DATASET CONTENT:
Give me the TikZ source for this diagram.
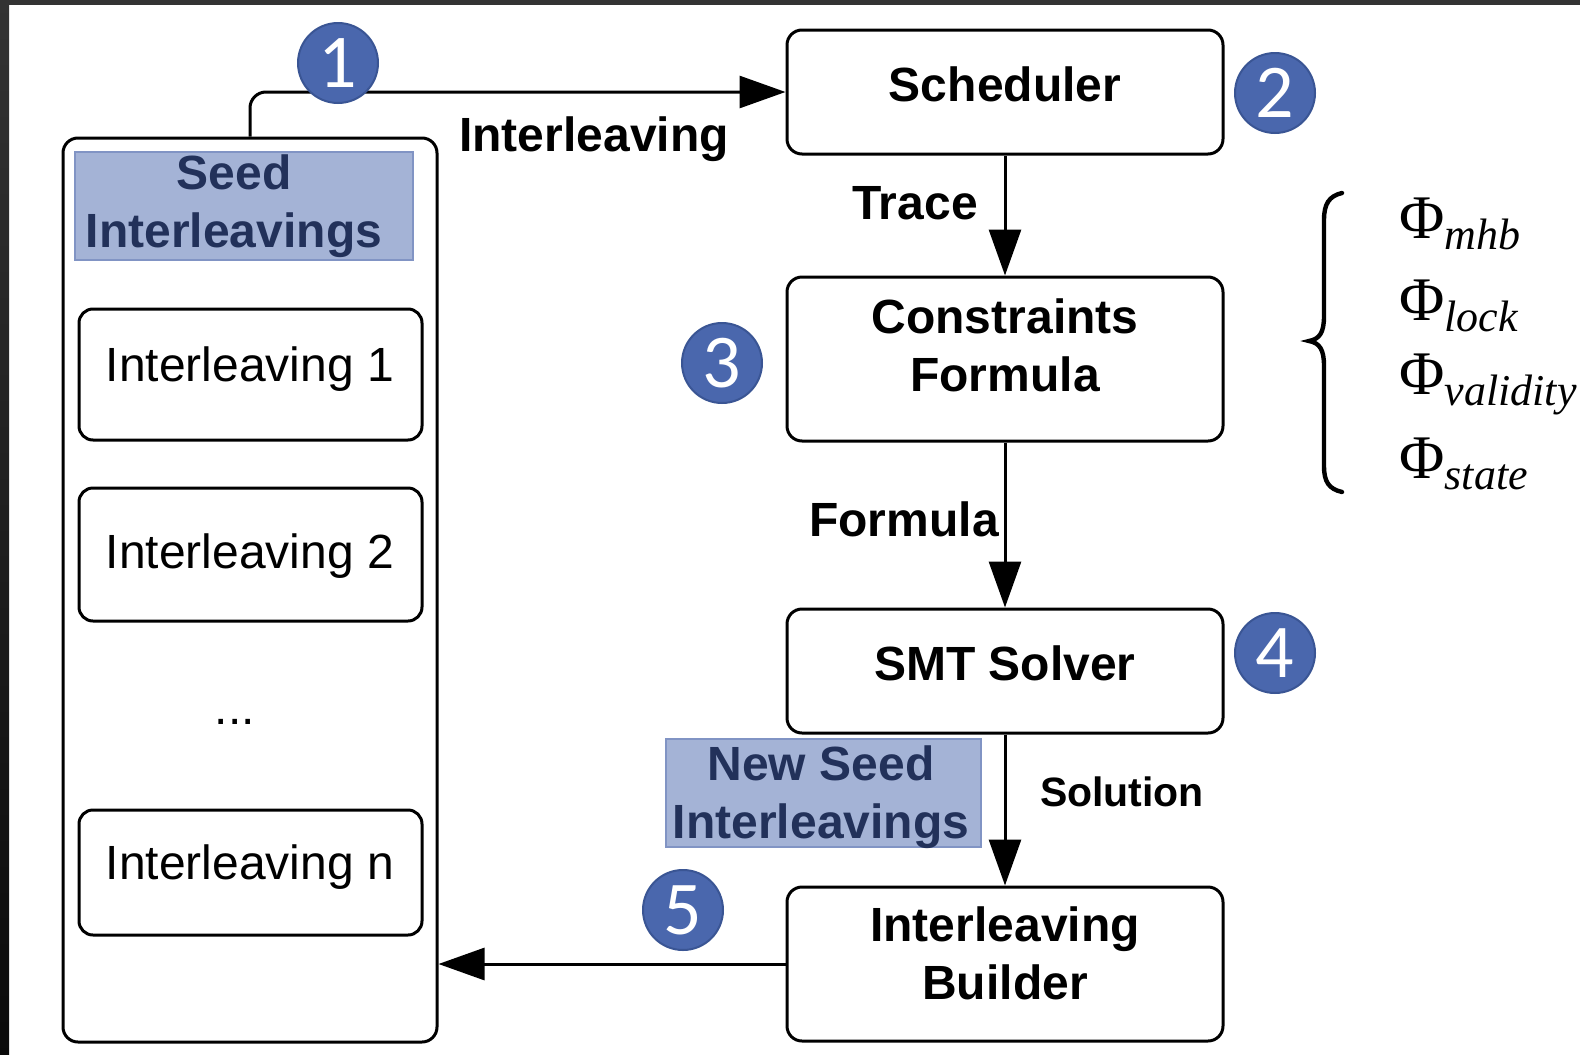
\documentclass[tikz,border=0pt]{standalone}
\usepackage{fontspec}
\setmainfont{Liberation Sans}
\newfontfamily\tnr{Liberation Serif}
\newfontfamily\calib{Carlito}
\usetikzlibrary{arrows.meta,shadings}
\definecolor{numblue}{HTML}{4A67AD}
\definecolor{numedge}{HTML}{3A5594}
\definecolor{seedfill}{HTML}{A4B3D6}
\definecolor{seededge}{HTML}{8194C4}
\definecolor{seedtext}{HTML}{22315A}
\begin{document}
\begin{tikzpicture}[x=0.5pt,y=-0.5pt,
  box/.style={draw,line width=1.5pt,rounded corners=7.5pt,minimum width=218pt,inner sep=0pt},
  ibox/.style={draw,line width=1.5pt,rounded corners=7pt,minimum width=171.5pt,inner sep=0pt},
  btext/.style={font=\bfseries\fontsize{24}{29}\selectfont,align=center,inner sep=0pt},
  rtext/.style={font=\fontsize{24}{29}\selectfont,inner sep=0pt},
  seed/.style={draw=seededge,line width=1pt,fill=seedfill,inner sep=0pt,minimum height=54pt},
  seedtxt/.style={font=\bfseries\fontsize{24}{29}\selectfont,text=seedtext,align=center,inner sep=0pt},
  num/.style={circle,fill=numblue,draw=numedge,line width=1pt,minimum size=40pt,inner sep=0pt,text=white,font=\calib\fontsize{38}{38}\selectfont},
  arr/.style={line width=1.5pt,-{Triangle[length=23pt,width=16pt]}},
  phi/.style={anchor=base west,inner sep=0pt,font=\tnr\fontsize{31}{31}\selectfont}
]
\useasboundingbox (0,0) rectangle (1580,1055);
\fill[white] (0,0) rectangle (1580,1055);
\shade[top color=black!80,bottom color=black!96] (0,0) rectangle (9,1055);
\fill[black!80] (0,0) rectangle (1580,5);

% left container
\node[draw,line width=1.5pt,rounded corners=7.5pt,minimum width=187pt,minimum height=452pt,inner sep=0pt] (big) at (250,590) {};
\node[seed,minimum width=169pt] (seedbox) at (244,206) {};
\node[seedtxt] (seedlbl) at (234,206) {Seed\\Interleavings};

\node[ibox,minimum height=65.5pt] (i1) at (250.5,374.5) {};
\node[rtext] (t1) at (250,369) {Interleaving 1};
\node[ibox,minimum height=66.5pt] (i2) at (250.5,554.5) {};
\node[rtext] (t2) at (250,556) {Interleaving 2};
\node[rtext] (dots) at (235,722) {...};
\node[ibox,minimum height=62.5pt] (in) at (250.5,872.5) {};
\node[rtext] (tn) at (250,867) {Interleaving n};

% right column
\node[box,minimum height=62pt] (sched) at (1005,92) {};
\node[btext] (schedt) at (1005,84) {Scheduler};
\node[box,minimum height=82pt] (cons) at (1005,359) {};
\node[btext] (const) at (1005,345) {Constraints\\Formula};
\node[box,minimum height=62pt] (smt) at (1005,671) {};
\node[btext] (smtt) at (1005,663) {SMT Solver};
\node[box,minimum height=77pt] (build) at (1005,964) {};
\node[btext] (buildt) at (1005,953) {Interleaving\\Builder};

\node[seed,minimum width=157.5pt] (nseed) at (823.5,793) {};
\node[seedtxt] (nseedt) at (821,797) {New Seed\\Interleavings};

% connectors
\draw[arr,rounded corners=8pt] (big.north) |- (sched.west);
\draw[arr] (sched.south) -- (cons.north);
\draw[arr] (cons.south) -- (smt.north);
\draw[arr] (smt.south) -- (build.north);
\draw[arr] (build.west) -- (build.west -| big.east);

% labels
\node[btext] (lint) at (594,139) {Interleaving};
\node[btext] (ltrace) at (915,203) {Trace};
\node[btext] (lform) at (904,519) {Formula};
\node[btext,font=\bfseries\fontsize{20.5}{24}\selectfont] (lsol) at (1122,792) {Solution};

% numbered circles
\node[num] (n1) at (338,63) {1};
\node[num] (n2) at (1275,93) {2};
\node[num] (n3) at (722,363) {3};
\node[num] (n4) at (1275,653) {4};
\node[num] (n5) at (683,910) {5};

% brace
\draw[line width=2.2pt,line cap=round] (1342,193) .. controls (1329,196) and (1324,204) .. (1324,220) -- (1324,316) .. controls (1324,332) and (1320,339) .. (1309,341) .. controls (1320,343) and (1324,350) .. (1324,366) -- (1324,466) .. controls (1324,482) and (1329,489) .. (1342,492);

\node[phi] (p1) at (1399,238) {Φ\raisebox{-5.5pt}{\fontsize{22}{22}\selectfont\itshape mhb}};
\node[phi] (p2) at (1399,320) {Φ\raisebox{-5.5pt}{\fontsize{22}{22}\selectfont\itshape lock}};
\node[phi] (p3) at (1399,394) {Φ\raisebox{-5.5pt}{\fontsize{22}{22}\selectfont\itshape validity}};
\node[phi] (p4) at (1399,478) {Φ\raisebox{-5.5pt}{\fontsize{22}{22}\selectfont\itshape state}};
\end{tikzpicture}
\end{document}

GIVEN PROBLEM: Copy the listing word for word, excluding its pictures.

SOLUTION FOR THIS PROBLEM:
Give me the TikZ source for this diagram.
\documentclass[tikz,border=0pt]{standalone}
\usepackage{fontspec}
\setmainfont{Liberation Sans}
\newfontfamily\tnr{Liberation Serif}
\newfontfamily\calib{Carlito}
\usetikzlibrary{arrows.meta,shadings}
\definecolor{numblue}{HTML}{4A67AD}
\definecolor{numedge}{HTML}{3A5594}
\definecolor{seedfill}{HTML}{A4B3D6}
\definecolor{seededge}{HTML}{8194C4}
\definecolor{seedtext}{HTML}{22315A}
\begin{document}
\begin{tikzpicture}[x=0.5pt,y=-0.5pt,
  box/.style={draw,line width=1.5pt,rounded corners=7.5pt,minimum width=218pt,inner sep=0pt},
  ibox/.style={draw,line width=1.5pt,rounded corners=7pt,minimum width=171.5pt,inner sep=0pt},
  btext/.style={font=\bfseries\fontsize{24}{29}\selectfont,align=center,inner sep=0pt},
  rtext/.style={font=\fontsize{24}{29}\selectfont,inner sep=0pt},
  seed/.style={draw=seededge,line width=1pt,fill=seedfill,inner sep=0pt,minimum height=54pt},
  seedtxt/.style={font=\bfseries\fontsize{24}{29}\selectfont,text=seedtext,align=center,inner sep=0pt},
  num/.style={circle,fill=numblue,draw=numedge,line width=1pt,minimum size=40pt,inner sep=0pt,text=white,font=\calib\fontsize{38}{38}\selectfont},
  arr/.style={line width=1.5pt,-{Triangle[length=23pt,width=16pt]}},
  phi/.style={anchor=base west,inner sep=0pt,font=\tnr\fontsize{31}{31}\selectfont}
]
\useasboundingbox (0,0) rectangle (1580,1055);
\fill[white] (0,0) rectangle (1580,1055);
\shade[top color=black!80,bottom color=black!96] (0,0) rectangle (9,1055);
\fill[black!80] (0,0) rectangle (1580,5);

% left container
\node[draw,line width=1.5pt,rounded corners=7.5pt,minimum width=187pt,minimum height=452pt,inner sep=0pt] (big) at (250,590) {};
\node[seed,minimum width=169pt] (seedbox) at (244,206) {};
\node[seedtxt] (seedlbl) at (234,206) {Seed\\Interleavings};

\node[ibox,minimum height=65.5pt] (i1) at (250.5,374.5) {};
\node[rtext] (t1) at (250,369) {Interleaving 1};
\node[ibox,minimum height=66.5pt] (i2) at (250.5,554.5) {};
\node[rtext] (t2) at (250,556) {Interleaving 2};
\node[rtext] (dots) at (235,722) {...};
\node[ibox,minimum height=62.5pt] (in) at (250.5,872.5) {};
\node[rtext] (tn) at (250,867) {Interleaving n};

% right column
\node[box,minimum height=62pt] (sched) at (1005,92) {};
\node[btext] (schedt) at (1005,84) {Scheduler};
\node[box,minimum height=82pt] (cons) at (1005,359) {};
\node[btext] (const) at (1005,345) {Constraints\\Formula};
\node[box,minimum height=62pt] (smt) at (1005,671) {};
\node[btext] (smtt) at (1005,663) {SMT Solver};
\node[box,minimum height=77pt] (build) at (1005,964) {};
\node[btext] (buildt) at (1005,953) {Interleaving\\Builder};

\node[seed,minimum width=157.5pt] (nseed) at (823.5,793) {};
\node[seedtxt] (nseedt) at (821,797) {New Seed\\Interleavings};

% connectors
\draw[arr,rounded corners=8pt] (big.north) |- (sched.west);
\draw[arr] (sched.south) -- (cons.north);
\draw[arr] (cons.south) -- (smt.north);
\draw[arr] (smt.south) -- (build.north);
\draw[arr] (build.west) -- (build.west -| big.east);

% labels
\node[btext] (lint) at (594,139) {Interleaving};
\node[btext] (ltrace) at (915,203) {Trace};
\node[btext] (lform) at (904,519) {Formula};
\node[btext,font=\bfseries\fontsize{20.5}{24}\selectfont] (lsol) at (1122,792) {Solution};

% numbered circles
\node[num] (n1) at (338,63) {1};
\node[num] (n2) at (1275,93) {2};
\node[num] (n3) at (722,363) {3};
\node[num] (n4) at (1275,653) {4};
\node[num] (n5) at (683,910) {5};

% brace
\draw[line width=2.2pt,line cap=round] (1342,193) .. controls (1329,196) and (1324,204) .. (1324,220) -- (1324,316) .. controls (1324,332) and (1320,339) .. (1309,341) .. controls (1320,343) and (1324,350) .. (1324,366) -- (1324,466) .. controls (1324,482) and (1329,489) .. (1342,492);

\node[phi] (p1) at (1399,238) {Φ\raisebox{-5.5pt}{\fontsize{22}{22}\selectfont\itshape mhb}};
\node[phi] (p2) at (1399,320) {Φ\raisebox{-5.5pt}{\fontsize{22}{22}\selectfont\itshape lock}};
\node[phi] (p3) at (1399,394) {Φ\raisebox{-5.5pt}{\fontsize{22}{22}\selectfont\itshape validity}};
\node[phi] (p4) at (1399,478) {Φ\raisebox{-5.5pt}{\fontsize{22}{22}\selectfont\itshape state}};
\end{tikzpicture}
\end{document}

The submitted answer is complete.